Tout a commencé en 2014, lors de ma première participation. Évidemment, ça n'a pas marché cette année-là, sinon je n'aurais pas été à Paris le 4 novembre 2015, mais ça m'a quand même donné envie de recommencer, de réécrire une nouvelle et tenter à nouveau ma chance. Enfin, c'est ce que je me suis dit à l'époque : que j'allais m'y prendre bien à l'avance, construire quelque chose de précis et de bien réfléchi. Au final, 21 grammes, je l'ai écrite une semaine avant la date limite. Je suis encore sous le choc que ça ait payé d'ailleurs ! Et ce, depuis le 3 juillet, 16h04. J'étais devant la salle de l'oral du bac de français, à attendre une amie. 16h04, mon portable sonne.
Un numéro en 01 s'affiche.
Je pense tout de suite au Prix, n'ayant encore rien reçu par mail.
Je me calme un peu dans la foulée, histoire de pas m'enflammer pour rien. Si ça se trouve, c'est juste ma grand-mère.
Je décroche :
- Bonjour, est-ce que vous êtes bien Louise Ravitsky ?
- Oui ?
- Vous avez bien participé au Prix Clara 2015 ?
- Ouiii ?
- C'est bien vous qui avez écrit 21 grammes ?
- Ouiiiiiiiiii ?
- Je vous appelle parce que le jury a fini ses délibérations hier soir et vous êtes parmi les lauréats. »
124 jours plus tard, me voici à Paris pour la remise du prix. Et ça rime. Pour une fois, je n'ai pas rechigné à me lever. Pour une fois, j'ai « été du matin ». Un matin d'automne typiquement montpelliérain d'ailleurs : on s'attendrait à ce qu'il fasse très beau et encore assez chaud, ciel bleu et tout le tralala.
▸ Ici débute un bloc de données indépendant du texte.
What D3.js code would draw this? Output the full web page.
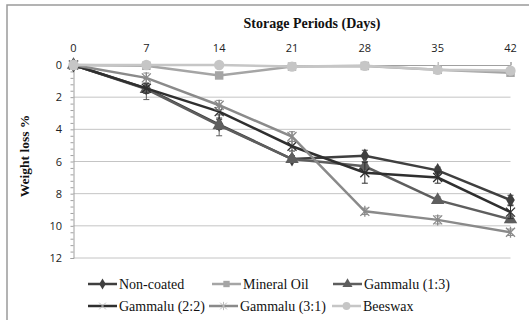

Mais non. Pas le 4 novembre. Comme si ma ville m'avait dit « Oh non, tu pars déjà ? ». Oh oui, je partais déjà. À pied sous la pluie battante ; merci beaucoup Miss météo. On a eu droit au chauffeur qui roule dans une flaque d'eau, nous aspergeant aussi sûrement qu'un geyser au passage. S'il avait eu la fenêtre ouverte (ce qui, au passage, aurait été plutôt bête) il m'aurait entendue crier une joyeuse insulte. Mais passons, c'est accessoire tout cela. Enfin là, le parapluie ne l'était pas, accessoire.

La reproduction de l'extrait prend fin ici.